Full Gibbs Sampling Procedure for Bayesian System Identification Incorporating Sparse Bayesian Learning with Automatic Relevance Determination

Abstract

Bayesian system identification has attracted substantial interest in recent years for inferring structural models and quantifying their uncertainties based on measured dynamic response in a structure. The relative plausibility of each structural model in a specified model class is quantified by its posterior probability from Bayes’ Theorem. The relative plausibility of each model class within a set of candidate model classes for the structure can also be assessed via Bayes’ Theorem.
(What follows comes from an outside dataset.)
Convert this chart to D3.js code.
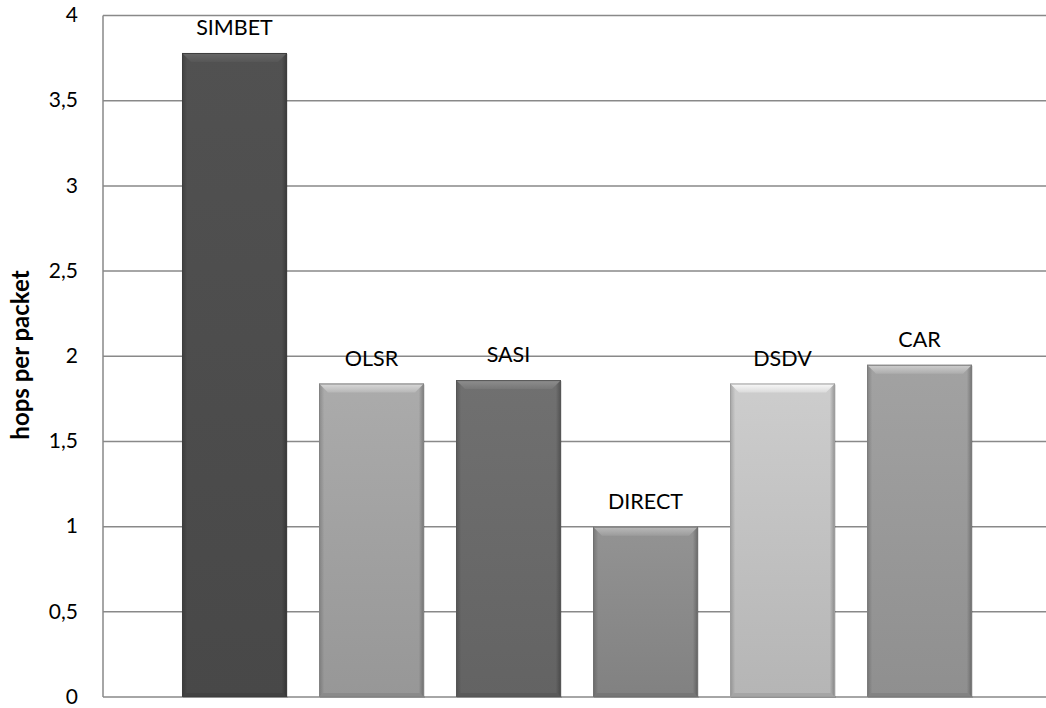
<!DOCTYPE html>
<html><head><meta charset="utf-8">
<script src="https://cdn.jsdelivr.net/npm/d3@7"></script>
<style>
html,body{margin:0;padding:0;background:#fff;}
svg{display:block;font-family:Lato,"Open Sans",sans-serif;}
</style></head>
<body>
<svg id="chart" width="1046" height="708"></svg>
<script>
const categories = ["SIMBET","OLSR","SASI","DIRECT","DSDV","CAR"];
const values = [3.78, 1.84, 1.86, 1.00, 1.84, 1.95];
const barColors = ["#4d4d4d","#a2a2a2","#6a6a6a","#8b8b8b","#c2c2c2","#9a9a9a"];
const yTicks = [0,0.5,1,1.5,2,2.5,3,3.5,4];
const yTickLabels = ["0","0,5","1","1,5","2","2,5","3","3,5","4"];
const yTitle = "hops per packet";

(function(){
const svg = d3.select("#chart");
const pLeft = 103, pRight = 1051, pTop = 15.5, pBottom = 697;
const x = d3.scaleBand().domain(categories).range([pLeft,pRight]).paddingInner(0.2336).paddingOuter(0.5766);
const y = d3.scaleLinear().domain([0,4]).range([pBottom,pTop]);

const defs = svg.append("defs");
categories.forEach((c,i)=>{
  const base = d3.color(barColors[i]);
  const g = defs.append("linearGradient").attr("id","g"+i).attr("x1",0).attr("x2",0).attr("y1",0).attr("y2",1);
  g.append("stop").attr("offset","0%").attr("stop-color",base.brighter(0.15));
  g.append("stop").attr("offset","100%").attr("stop-color",base.darker(0.2));
  const h = defs.append("linearGradient").attr("id","h"+i).attr("x1",0).attr("x2",1).attr("y1",0).attr("y2",0);
  h.append("stop").attr("offset","0%").attr("stop-color","#000").attr("stop-opacity",0.2);
  h.append("stop").attr("offset","5%").attr("stop-color","#000").attr("stop-opacity",0);
  h.append("stop").attr("offset","95%").attr("stop-color","#000").attr("stop-opacity",0);
  h.append("stop").attr("offset","100%").attr("stop-color","#000").attr("stop-opacity",0.28);
  const t = defs.append("linearGradient").attr("id","t"+i).attr("x1",0).attr("x2",0).attr("y1",0).attr("y2",1);
  t.append("stop").attr("offset","0%").attr("stop-color",base.brighter(0.9));
  t.append("stop").attr("offset","100%").attr("stop-color",base.brighter(0.35));
});

svg.append("g").selectAll("line").data(yTicks).join("line")
  .attr("x1",pLeft).attr("x2",1046).attr("y1",d=>y(d)).attr("y2",d=>y(d))
  .attr("stroke","#898989").attr("stroke-width",1.5);
svg.append("line").attr("x1",pLeft).attr("x2",pLeft).attr("y1",y(4)).attr("y2",y(0))
  .attr("stroke","#898989").attr("stroke-width",1.5);

svg.append("g").selectAll("text").data(yTicks).join("text")
  .attr("x",78).attr("y",d=>y(d)).attr("dy","0.32em").attr("text-anchor","end")
  .attr("font-size",21).attr("fill","#000").text((d,i)=>yTickLabels[i]);

svg.append("text").attr("transform","translate(29,355) rotate(-90)")
  .attr("text-anchor","middle").attr("font-size",24).attr("font-weight","bold").text(yTitle);

const bars = svg.append("g").selectAll("g").data(categories).join("g");
bars.append("rect").attr("x",d=>x(d)+1).attr("y",(d,i)=>y(values[i])+1)
  .attr("width",x.bandwidth()).attr("height",(d,i)=>y(0)-y(values[i]))
  .attr("fill","#000").attr("opacity",0.12);
bars.append("rect").attr("x",d=>x(d)).attr("y",(d,i)=>y(values[i]))
  .attr("width",x.bandwidth()).attr("height",(d,i)=>y(0)-y(values[i]))
  .attr("fill",(d,i)=>`url(#g${i})`);
bars.append("rect").attr("x",d=>x(d)).attr("y",(d,i)=>y(values[i]))
  .attr("width",x.bandwidth()).attr("height",(d,i)=>y(0)-y(values[i]))
  .attr("fill",(d,i)=>`url(#h${i})`);
const bev = 9;
bars.append("path").attr("d",(d,i)=>{
  const x0=x(d), x1=x(d)+x.bandwidth(), t=y(values[i]);
  return `M${x0},${t}L${x1},${t}L${x1-bev},${t+bev}L${x0+bev},${t+bev}Z`;
}).attr("fill",(d,i)=>`url(#t${i})`).attr("opacity",0.9);
bars.append("path").attr("d",(d,i)=>{
  const x0=x(d), x1=x(d)+x.bandwidth(), b=y(0);
  return `M${x0},${b}L${x1},${b}L${x1-4},${b-4}L${x0+4},${b-4}Z`;
}).attr("fill",(d,i)=>d3.color(barColors[i]).darker(0.45));
bars.append("rect").attr("x",d=>x(d)+0.5).attr("y",(d,i)=>y(values[i])+0.5)
  .attr("width",x.bandwidth()-1).attr("height",(d,i)=>y(0)-y(values[i])-1)
  .attr("fill","none").attr("stroke",(d,i)=>d3.color(barColors[i]).darker(0.6)).attr("stroke-width",1);

svg.append("g").selectAll("text").data(categories).join("text")
  .attr("x",d=>x(d)+x.bandwidth()/2).attr("y",(d,i)=>y(values[i])-18)
  .attr("text-anchor","middle").attr("font-size",21.5).attr("fill","#000").text(d=>d);
})();
</script>
</body></html>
Computation of this posterior probability over all candidate model classes automatically applies a quantitative Ockham's razor that trades off a data‐fit measure with an information‐theoretic measure of model complexity, which penalizes model classes that “over‐fit” the data. In this article, we first present a general Bayesian system identification framework and point out that combining it with sparse Bayesian learning (SBL) is an effective strategy to implement the Bayesian Ockham razor. Then we review our recent progress in exploring SBL with the automatic relevance determination likelihood concept to detect and quantify spatially sparse substructure stiffness reductions. To characterize the full posterior uncertainty for this problem, an improved Gibbs sampling procedure for SBL is then developed. Finally, illustrative results are provided to compare the performance and validate the capability of the presented SBL algorithms for structural system identification.